■ DATASET ROWS ■

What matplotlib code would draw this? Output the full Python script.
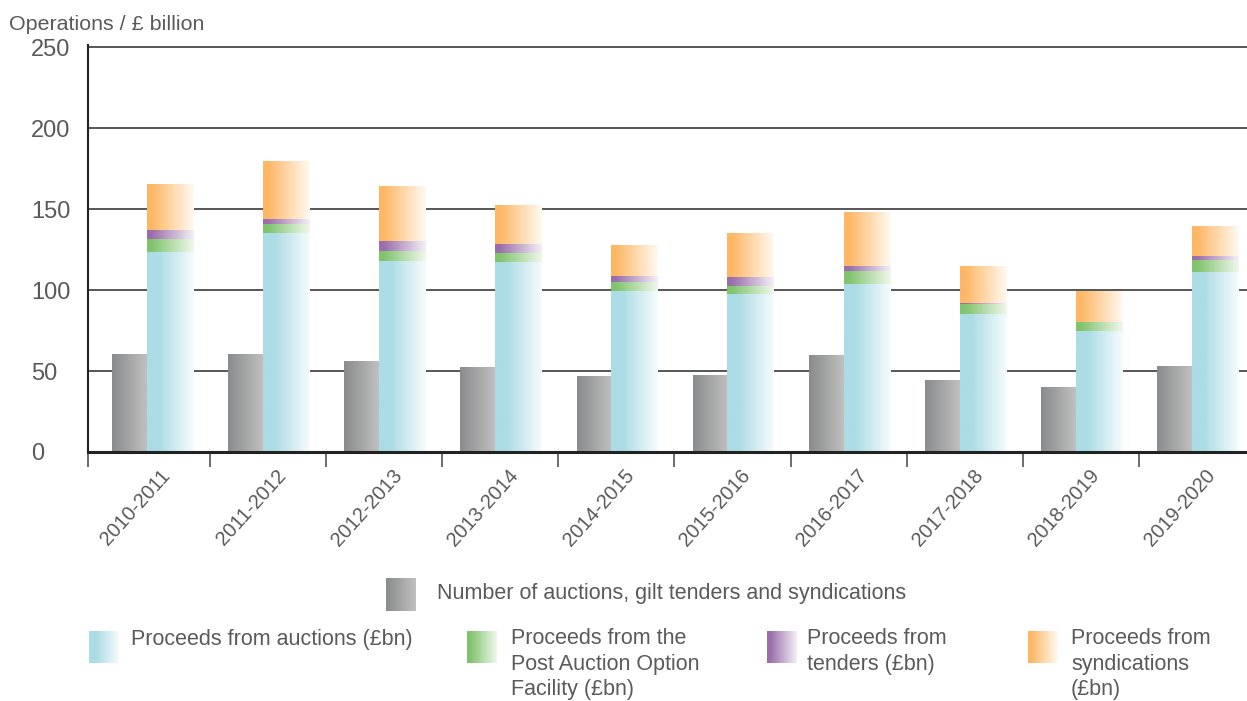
import numpy as np
import matplotlib
matplotlib.use('Agg')
import matplotlib.pyplot as plt
from matplotlib.transforms import ScaledTranslation
from matplotlib.colors import to_rgb

# ---------------- data ----------------
years = ['2010-2011', '2011-2012', '2012-2013', '2013-2014', '2014-2015',
         '2015-2016', '2016-2017', '2017-2018', '2018-2019', '2019-2020']
num_operations = [60.0, 60.0, 55.6, 51.9, 46.9, 47.5, 59.3, 44.4, 40.1, 52.5]
auctions = [123.5, 135.2, 117.9, 117.3, 99.4, 97.5, 103.7, 85.2, 74.7, 111.1]
paof = [7.8, 5.7, 6.2, 5.5, 5.5, 5.0, 8.0, 6.2, 5.5, 7.4]
tenders = [5.7, 2.9, 6.1, 5.6, 3.7, 5.5, 2.9, 0.6, 0.0, 2.5]
syndications = [27.8, 35.2, 33.4, 23.5, 18.6, 26.6, 32.9, 22.8, 18.6, 18.5]
y_ticks = [0, 50, 100, 150, 200, 250]

legend_top = 'Number of auctions, gilt tenders and syndications'
legend_rows = [['Proceeds from auctions (£bn)'],
               ['Proceeds from the', 'Post Auction Option', 'Facility (£bn)'],
               ['Proceeds from', 'tenders (£bn)'],
               ['Proceeds from', 'syndications', '(£bn)']]

# ---------------- style ----------------
W, H, DPI = 1247, 701, 100
plt.rcParams['font.family'] = ['Liberation Sans', 'DejaVu Sans']
TXT = '#5a5a5a'

grads = {
    'grey':   ('#8a8b8c', '#c0c0c0', 0.0),
    'cyan':   ('#acdce5', '#f6fcfe', 0.25),
    'green':  ('#80c36c', '#f0f8ec', 0.1),
    'purple': ('#9a6eab', '#f4eff7', 0.1),
    'orange': ('#fdb765', '#fffaf2', 0.1),
}


def grad_img(key):
    c0, c1, start = grads[key]
    c0 = np.array(to_rgb(c0)); c1 = np.array(to_rgb(c1))
    t = np.linspace(0, 1, 256)
    f = np.clip((t - start) / (1 - start), 0, 1)
    cols = c0[None, :] * (1 - f[:, None]) + c1[None, :] * f[:, None]
    return cols[None, :, :]


fig = plt.figure(figsize=(W / DPI, H / DPI), dpi=DPI)
ax_left, ax_right = 88 / W, 1.0
y0_px, y250_px = 452, 47
ax = fig.add_axes([ax_left, (H - y0_px) / H, ax_right - ax_left, (y0_px - y250_px + 1.6) / H])

x = np.arange(len(years))
grey_w, stack_w = 0.30, 0.40
grey_x = x - 0.193
stack_x = x + 0.157


def gradient_bars(container, key):
    img = grad_img(key)
    for r in container:
        bx, by = r.get_xy()
        bw, bh = r.get_width(), r.get_height()
        if bh <= 0:
            continue
        ax.imshow(img, extent=[bx, bx + bw, by, by + bh], aspect='auto',
                  interpolation='bilinear', zorder=2)


b = ax.bar(grey_x, num_operations, grey_w, color='none', edgecolor='none')
gradient_bars(b, 'grey')
bottom = np.zeros(len(years))
for vals, key in [(auctions, 'cyan'), (paof, 'green'), (tenders, 'purple'), (syndications, 'orange')]:
    b = ax.bar(stack_x, vals, stack_w, bottom=bottom, color='none', edgecolor='none')
    gradient_bars(b, key)
    bottom = bottom + np.array(vals)

xmin = -0.551
ax.set_xlim(xmin, 9.432)
ax.set_ylim(0, 251)

# grid
ax.set_axisbelow(True)
ax.yaxis.grid(True, color='#3a3a3a', linewidth=1.2)
ax.set_yticks(y_ticks)
ax.tick_params(axis='y', length=0, pad=41, labelsize=17, labelcolor=TXT)
plt.setp(ax.get_yticklabels(), ha='left')

# spines
for s in ['top', 'right']:
    ax.spines[s].set_visible(False)
ax.spines['left'].set_color('#222222')
ax.spines['left'].set_linewidth(1.5)
ax.spines['bottom'].set_color('#222222')
ax.spines['bottom'].set_linewidth(2.2)

# x ticks at category boundaries
ax.set_xticks([xmin] + [i + 0.5 for i in range(len(years) - 1)])
ax.set_xticklabels([])
ax.tick_params(axis='x', length=11, width=1.1, color='#444444', direction='out')

# x labels
trans = ax.get_xaxis_transform() + ScaledTranslation(15 / DPI, -20 / DPI, fig.dpi_scale_trans)
for i, yr in enumerate(years):
    ax.text(i, 0, yr, transform=trans, rotation=48, rotation_mode='anchor',
            ha='right', va='center', fontsize=14.5, color=TXT)

# title
fig.text(9 / W, 1 - 30 / H, 'Operations / £ billion', fontsize=15.4, color=TXT, va='baseline')


# legend
def swatch(xp, yp, wp, hp, key):
    a = fig.add_axes([xp / W, (H - yp - hp) / H, wp / W, hp / H])
    a.imshow(grad_img(key), aspect='auto', interpolation='bilinear',
             extent=[0, 1, 0, 1])
    a.set_axis_off()


swatch(386, 578, 30, 33, 'grey')
fig.text(437 / W, 1 - 593 / H, legend_top, fontsize=15.5, color=TXT, va='center')

sw_x = [89, 467, 767, 1028]
tx_x = [131, 511, 807, 1071]
keys = ['cyan', 'green', 'purple', 'orange']
for sx, tx, k, lines in zip(sw_x, tx_x, keys, legend_rows):
    swatch(sx, 631, 30, 32, k)
    for j, ln in enumerate(lines):
        fig.text(tx / W, 1 - (639 + 25.5 * j) / H, ln, fontsize=15.5, color=TXT, va='center')

fig.savefig('out.png', dpi=DPI)
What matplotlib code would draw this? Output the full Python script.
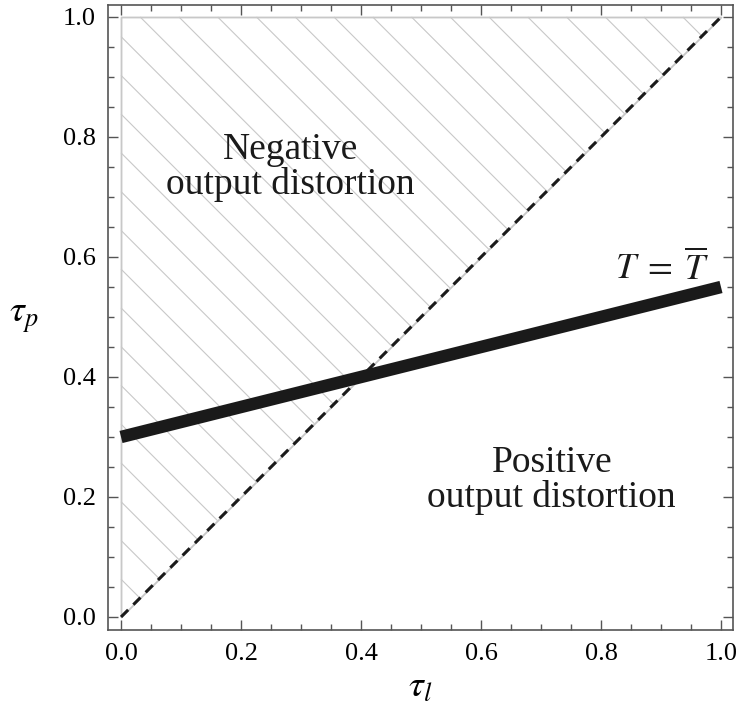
import numpy as np
import matplotlib
matplotlib.use("Agg")
import matplotlib.pyplot as plt

# ---- data ----
diag_x = [0.0, 1.0]
diag_y = [0.0, 1.0]
tbar_x = [0.0, 1.0]
tbar_y = [0.30, 0.55]
region_top = [1.0, 1.0]
xticks = [0.0, 0.2, 0.4, 0.6, 0.8, 1.0]
yticks = [0.0, 0.2, 0.4, 0.6, 0.8, 1.0]
xticklabels = ["0.0", "0.2", "0.4", "0.6", "0.8", "1.0"]
yticklabels = ["0.0", "0.2", "0.4", "0.6", "0.8", "1.0"]
label_neg = "Negative\noutput distortion"
label_pos = "Positive\noutput distortion"
label_tbar = r"$T\;=\;\overline{T}$"
xlabel = r"$\tau_l$"
ylabel = r"$\tau_p$"

plt.rcParams['mathtext.fontset'] = 'stix'
plt.rcParams['font.family'] = ['Liberation Serif', 'DejaVu Serif']

fig = plt.figure(figsize=(7.36, 7.14), dpi=100)
ax = fig.add_axes([108/736, 84/714, (733-108)/736, (630-5)/714])

pad = 0.0217
ax.set_xlim(-pad, 1 + 0.02)
ax.set_ylim(-pad, 1 + 0.02)

hatch_gray = '#c8c8c8'
# region above the diagonal
ax.fill_between(diag_x, diag_y, region_top, facecolor='white',
                edgecolor=hatch_gray, linewidth=1.3, zorder=1)

# hatch lines x + y = c, clipped to the triangle
spacing = 0.0646
c0 = 1.032
cs = c0 + spacing * np.arange(-20, 20)
cs = cs[(cs > 0) & (cs < 2)]
for c in cs:
    xa = max(0.0, c - 1.0)
    ya = min(c, 1.0)
    xb = c / 2.0
    ax.plot([xa, xb], [ya, c - xb], color=hatch_gray, lw=0.8, zorder=1.5,
            solid_capstyle='butt')

# dashed diagonal
ax.plot(diag_x, diag_y, color='#1a1a1a', lw=2.2, zorder=3,
        linestyle=(0, (3.3, 2.4)), dash_capstyle='butt')

# thick T = Tbar line
ax.plot(tbar_x, tbar_y, color='#1a1a1a', lw=9, zorder=4,
        solid_capstyle='butt')

ax.text(0.282, 0.75, label_neg, ha='center', va='center', fontsize=27,
        linespacing=1.0, color='#1a1a1a', zorder=5)
ax.text(0.718, 0.228, label_pos, ha='center', va='center', fontsize=27,
        linespacing=1.0, color='#1a1a1a', zorder=5)
ax.text(0.903, 0.563, label_tbar, ha='center', va='baseline', fontsize=26,
        color='#1a1a1a', zorder=5)

ax.set_xticks(xticks)
ax.set_xticklabels(xticklabels)
ax.set_yticks(yticks)
ax.set_yticklabels(yticklabels)
ax.set_xticks(np.arange(0, 1.0001, 0.05), minor=True)
ax.set_yticks(np.arange(0, 1.0001, 0.05), minor=True)

frame_col = '#555555'
for s in ax.spines.values():
    s.set_color(frame_col)
    s.set_linewidth(1.2)
ax.tick_params(which='both', direction='in', top=True, right=True,
               color=frame_col, width=1.0)
ax.tick_params(which='major', length=7.5, labelsize=19, pad=9)
ax.tick_params(which='minor', length=4.5)
ax.tick_params(axis='y', which='major', pad=9)

ax.set_xlabel(xlabel, fontsize=27, labelpad=4)
ax.set_ylabel(ylabel, fontsize=27, rotation=0, labelpad=28, va='center')

fig.savefig('out.png', dpi=100)
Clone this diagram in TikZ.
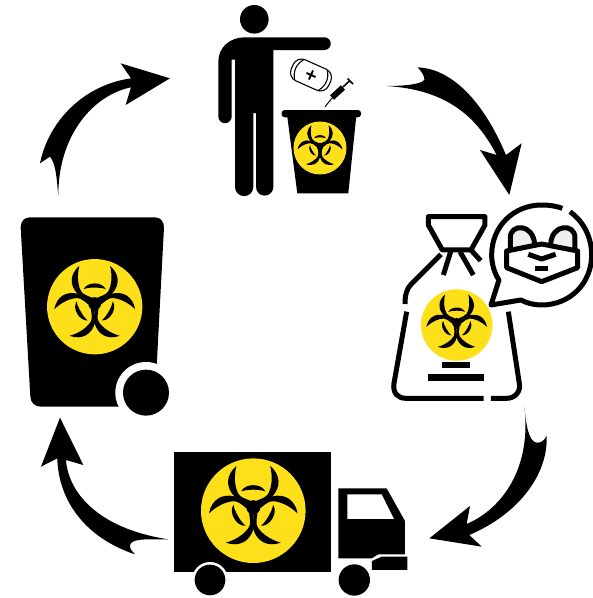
\documentclass[tikz,border=0pt]{standalone}
\usepackage{tikz}
\definecolor{hazyellow}{HTML}{FDE01A}
\definecolor{earfill}{HTML}{EFEFEF}
\tikzset{
  ink/.style={fill=black,draw=none},
  blank/.style={fill=white,draw=none},
  bagline/.style={draw=black,line width=5pt,line join=round,fill=none},
  thinline/.style={draw=black,line width=1.1pt,fill=none,line join=round},
  biohazard/.pic={
    \fill[hazyellow] (0,0) circle[radius=155];
    \begin{scope}[shift={(0,-10)}]
      \foreach \a in {0,120,240}{
        \begin{scope}[rotate=\a]
          \fill[black] (-50,-123) .. controls (-82,-95) and (-82,-60) .. (-56,-32) -- (0,0) -- (-10,-20) .. controls (-25,-26) and (-38,-30) .. (-44,-40) .. controls (-55,-60) and (-58,-90) .. cycle;
          \fill[black] (50,-123) .. controls (82,-95) and (82,-60) .. (56,-32) -- (0,0) -- (10,-20) .. controls (25,-26) and (38,-30) .. (44,-40) .. controls (55,-60) and (58,-90) .. cycle;
          \fill[black] (-36,-47) .. controls (-24,-72) and (24,-72) .. (36,-47) .. controls (20,-54) and (-20,-54) .. cycle;
        \end{scope}
      }
      \fill[black] (0,0) circle[radius=21];
    \end{scope}
  }
}
\begin{document}
\begin{tikzpicture}[x=1pt,y=-1pt]
\useasboundingbox (0,0) rectangle (593,598);
\clip (0,0) rectangle (593,598);
\fill[white] (0,0) rectangle (593,598);

% person
\fill[black] (254.3,19.3) circle[radius=14.3];
\fill[black] (324.4,37.3) arc[start angle=-90,end angle=90,radius=6.35] -- (273.3,50) -- (273.3,187) arc[start angle=0,end angle=180,radius=8.65] -- (256,113) -- (253.3,113) -- (253.3,187) arc[start angle=0,end angle=180,radius=9.15] -- (235,59.5) -- (231.7,59.5) -- (231.7,116.5) arc[start angle=0,end angle=180,radius=6.7] -- (218.3,62) .. controls (218.3,47) and (230,37.3) .. (245,37.3) -- cycle;

% small bin
\fill[black,rounded corners=3pt] (281.7,110) rectangle (361,117.3);
\fill[black] (286.7,112) -- (356.7,112) -- (348.3,193.3) -- (297.3,193.3) -- cycle;
\pic[scale=0.171] at (320,148) {biohazard};

% mask in the air
\begin{scope}[shift={(311,75)},rotate=-24]
  \draw[thinline,rounded corners=9pt] (-20.5,-11.5) rectangle (20.5,11.5);
  \draw[thinline] (-13,-11) .. controls (-18,-4) and (-18,4) .. (-13,11);
  \draw[thinline] (13,-11) .. controls (18,-4) and (18,4) .. (13,11);
  \draw[black,line width=1.9pt] (-5,0) -- (5,0) (0,-5) -- (0,5);
\end{scope}
% syringe
\draw[black,line width=1pt] (325,106.7) -- (333,97);
\draw[black,line width=6pt] (332,97.5) -- (343,87.5);
\draw[black,line width=1.6pt] (343,87) -- (350,80.5);
\draw[black,line width=1.6pt] (347.5,78.5) -- (353,84);

% bag
\begin{scope}[shift={(385,195)},scale=0.3333]
  \draw[bagline] (130,65) -- (300,65) -- (300,90) -- (258,165) -- (172,165) -- (130,90) -- cycle;
  \draw[bagline] (197,170) -- (175,240);
  \draw[bagline] (225,170) -- (265,240);
  \draw[bagline] (258,165) -- (287,197);
  \draw[bagline] (168,178) -- (78,268) .. controls (65,282) and (60,300) .. (60,327);
  \draw[bagline] (65,350) -- (27,565) .. controls (22,595) and (40,610) .. (62,610) -- (296,610);
  \draw[bagline] (318,610) -- (365,610) .. controls (390,610) and (408,590) .. (403,565) -- (370,350);
  \fill[black] (172,500) rectangle (255,519);
  \fill[black] (130,538) rectangle (297,558);
  % speech bubble
  \draw[bagline] (532,40) .. controls (510,32) and (490,30) .. (470,30) .. controls (385,30) and (320,95) .. (320,180) .. controls (320,205) and (328,235) .. (342,255) -- (318,330) -- (408,315) .. controls (425,325) and (450,330) .. (470,330) .. controls (555,330) and (620,265) .. (620,180) .. controls (620,120) and (590,75) .. (555,50);
  \filldraw[bagline,fill=earfill] (376,165) -- (376,128) .. controls (376,85) and (445,85) .. (449,148);
  \filldraw[bagline,fill=earfill] (497,148) .. controls (500,85) and (570,85) .. (570,128) -- (570,165);
  \fill[white] (365,168) -- (470,147) -- (578,168) -- (578,218) -- (470,260) -- (365,218) -- cycle;
  \draw[bagline] (365,168) -- (470,147) -- (578,168) -- (578,218) -- (470,260) -- (365,218) -- cycle;
  \draw[bagline] (430,178) -- (470,192) -- (512,178);
  \fill[black] (450,212) rectangle (490,229);
\end{scope}
\pic[scale=0.2305] at (456.7,325) {biohazard};

% truck
\begin{scope}[shift={(165,445)},scale=0.3333]
  \fill[black] (28,20) rectangle (498,382);
  \fill[white] (135,405) circle[radius=54];
  \fill[black] (135,405) circle[radius=46];
  \fill[black] (520,130) -- (665,130) -- (720,228) -- (720,328) -- (640,328) -- (620,340) -- (520,340) -- cycle;
  \fill[white] (547,148) -- (650,148) -- (687,222) -- (547,222) -- cycle;
  \fill[black] (621,348) -- (650,335) -- (727,335) -- (727,375) -- (621,375) -- cycle;
  \fill[black] (568,405) circle[radius=47];
\end{scope}
\pic[scale=0.3375] at (253.3,510.7) {biohazard};

% wheeled bin
\begin{scope}[shift={(10,210)},scale=0.3333]
  \fill[black] (32,52) .. controls (32,32) and (45,22) .. (60,22) -- (435,22) .. controls (452,22) and (462,35) .. (462,52) -- (440,470) -- (340,590) -- (92,590) .. controls (75,590) and (62,578) .. (61,560) -- cycle;
  \fill[white] (408,548) circle[radius=92];
  \fill[black] (408,548) circle[radius=69];
\end{scope}
\pic[scale=0.3075] at (94.7,306.7) {biohazard};

% arrows
\begin{scope}[shift={(380,60)},scale=0.3333]
  \fill[black] (20,78) .. controls (60,78) and (120,75) .. (133,60) .. controls (135,50) and (125,35) .. (113,22) .. controls (200,25) and (300,100) .. (378,285) -- (425,250) -- (388,405) -- (300,270) -- (350,285) .. controls (300,190) and (220,90) .. (20,78) -- cycle;
\end{scope}
\begin{scope}[shift={(420,400)},scale=0.3333]
  \fill[black] (313,20) .. controls (318,70) and (325,125) .. (350,128) .. controls (365,130) and (375,118) .. (380,107) .. controls (385,220) and (300,340) .. (148,405) -- (185,440) -- (28,415) -- (150,318) -- (140,372) .. controls (250,325) and (335,200) .. (313,20) -- cycle;
\end{scope}
\begin{scope}[shift={(30,405)},scale=0.3333]
  \fill[black] (415,403) .. controls (350,403) and (305,400) .. (300,420) .. controls (298,432) and (308,440) .. (315,448) .. controls (170,400) and (85,290) .. (82,160) -- (33,185) -- (90,38) -- (160,180) -- (108,165) .. controls (115,260) and (200,370) .. (415,403) -- cycle;
\end{scope}
\begin{scope}[shift={(30,55)},scale=0.3333]
  \fill[black] (85,420) .. controls (80,380) and (80,330) .. (60,305) -- (30,325) .. controls (55,200) and (160,90) .. (303,70) -- (272,25) -- (420,70) -- (287,150) -- (303,97) .. controls (190,120) and (85,240) .. (85,420) -- cycle;
\end{scope}
\end{tikzpicture}
\end{document}
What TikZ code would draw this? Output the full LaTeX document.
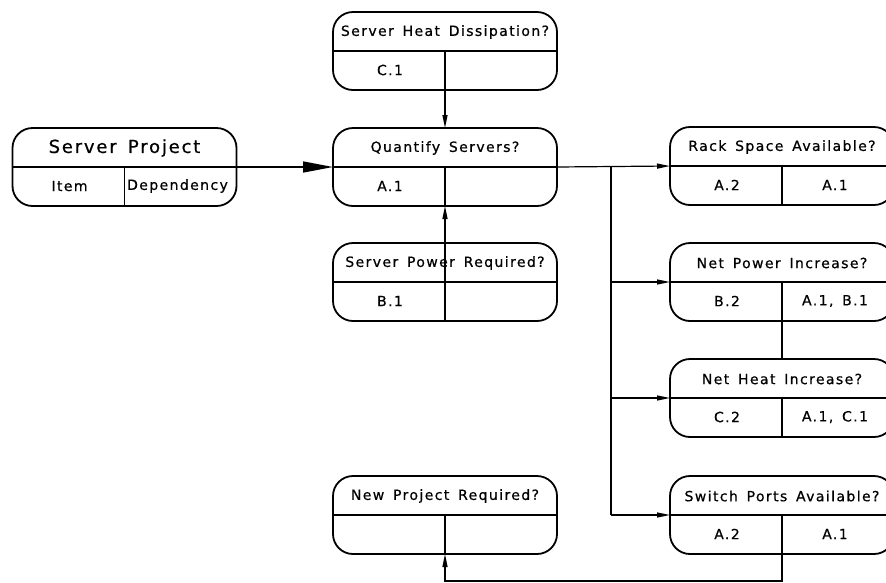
\documentclass[tikz,border=0pt]{standalone}
\usepackage{fontspec}
\usetikzlibrary{calc,arrows.meta}
\newfontfamily\cadfont[LetterSpace=10,WordSpace=1.5,FakeBold=0.6]{DejaVu Sans}
\newcommand\cadsmall{\cadfont\fontsize{14}{16}\selectfont}
\newcommand\cadbig{\cadfont\fontsize{18}{20}\selectfont}
\tikzset{
  cadbox/.style={draw, line width=1.8pt, rounded corners=20pt, minimum width=224pt,
    minimum height=78pt, inner sep=0pt, outer sep=0pt},
  sepline/.style={line width=1.3pt},
  conn/.style={line width=1.2pt, -{Triangle[length=13pt,width=5pt]}},
  plainline/.style={line width=1.2pt},
  bigarrow/.style={line width=1.4pt, -{Triangle[length=30pt,width=11pt]}},
  txt/.style={inner sep=0pt, font=\cadsmall},
}
\newcommand\cadbox[7]{%
  \node[cadbox] (#1) at (#2,#3+39) {};
  \draw[sepline] (#1.west) -- (#1.east);
  \draw[sepline] (#1.center) -- (#1.south);
  \node[txt,font=#5] (#1-t) at ($(#1.center)+(0,-19)$) {#4};
  \if\relax\detokenize{#6}\relax\else\node[txt] (#1-l) at ($(#1.center)+(-55,19)$) {#6};\fi
  \if\relax\detokenize{#7}\relax\else\node[txt] (#1-r) at ($(#1.center)+(53,19)$) {#7};\fi
}
\begin{document}
\begin{tikzpicture}[x=1pt,y=-1pt]
\useasboundingbox[fill=white] (0,0) rectangle (886,582);
\cadbox{sp}{124.5}{128}{Server Project}{\cadbig}{Item}{Dependency}
\cadbox{heat}{445}{12}{Server Heat Dissipation?}{\cadsmall}{C.1}{}
\cadbox{qs}{445}{128}{Quantify Servers?}{\cadsmall}{A.1}{}
\cadbox{pow}{445}{243}{Server Power Required?}{\cadsmall}{B.1}{}
\cadbox{newp}{445}{476}{New Project Required?}{\cadsmall}{}{}
\cadbox{rack}{782}{127}{Rack Space Available?}{\cadsmall}{A.2}{A.1}
\cadbox{np}{782}{243}{Net Power Increase?}{\cadsmall}{B.2}{A.1, B.1}
\cadbox{nh}{782}{359}{Net Heat Increase?}{\cadsmall}{C.2}{A.1, C.1}
\cadbox{sw}{782}{476}{Switch Ports Available?}{\cadsmall}{A.2}{A.1}
% connectors
\draw[bigarrow] (sp.east) -- (qs.west);
\draw[conn] (heat.center) -- (qs.north);
\draw[conn] (pow.center) -- (qs.south);
\coordinate (br) at (611,167);
\draw[conn] (qs.east) -- (rack.west);
\draw[plainline] (br) -- (br |- sw.west);
\draw[conn] (br |- np.west) -- (np.west);
\draw[conn] (br |- nh.west) -- (nh.west);
\draw[conn] (br |- sw.west) -- (sw.west);
\draw[plainline] (np.south) -- (nh.north);
\draw[conn] (sw.south) -- ++(0,27) -| (newp.south);
\end{tikzpicture}
\end{document}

■ WRITTEN PROBLEM ■
Copy the records above exactly, from the first line through the line containing "return cols[None, :, :]", and leave out the pictures.

■ FINISHED EXERCISE ■
What matplotlib code would draw this? Output the full Python script.
import numpy as np
import matplotlib
matplotlib.use('Agg')
import matplotlib.pyplot as plt
from matplotlib.transforms import ScaledTranslation
from matplotlib.colors import to_rgb

# ---------------- data ----------------
years = ['2010-2011', '2011-2012', '2012-2013', '2013-2014', '2014-2015',
         '2015-2016', '2016-2017', '2017-2018', '2018-2019', '2019-2020']
num_operations = [60.0, 60.0, 55.6, 51.9, 46.9, 47.5, 59.3, 44.4, 40.1, 52.5]
auctions = [123.5, 135.2, 117.9, 117.3, 99.4, 97.5, 103.7, 85.2, 74.7, 111.1]
paof = [7.8, 5.7, 6.2, 5.5, 5.5, 5.0, 8.0, 6.2, 5.5, 7.4]
tenders = [5.7, 2.9, 6.1, 5.6, 3.7, 5.5, 2.9, 0.6, 0.0, 2.5]
syndications = [27.8, 35.2, 33.4, 23.5, 18.6, 26.6, 32.9, 22.8, 18.6, 18.5]
y_ticks = [0, 50, 100, 150, 200, 250]

legend_top = 'Number of auctions, gilt tenders and syndications'
legend_rows = [['Proceeds from auctions (£bn)'],
               ['Proceeds from the', 'Post Auction Option', 'Facility (£bn)'],
               ['Proceeds from', 'tenders (£bn)'],
               ['Proceeds from', 'syndications', '(£bn)']]

# ---------------- style ----------------
W, H, DPI = 1247, 701, 100
plt.rcParams['font.family'] = ['Liberation Sans', 'DejaVu Sans']
TXT = '#5a5a5a'

grads = {
    'grey':   ('#8a8b8c', '#c0c0c0', 0.0),
    'cyan':   ('#acdce5', '#f6fcfe', 0.25),
    'green':  ('#80c36c', '#f0f8ec', 0.1),
    'purple': ('#9a6eab', '#f4eff7', 0.1),
    'orange': ('#fdb765', '#fffaf2', 0.1),
}


def grad_img(key):
    c0, c1, start = grads[key]
    c0 = np.array(to_rgb(c0)); c1 = np.array(to_rgb(c1))
    t = np.linspace(0, 1, 256)
    f = np.clip((t - start) / (1 - start), 0, 1)
    cols = c0[None, :] * (1 - f[:, None]) + c1[None, :] * f[:, None]
    return cols[None, :, :]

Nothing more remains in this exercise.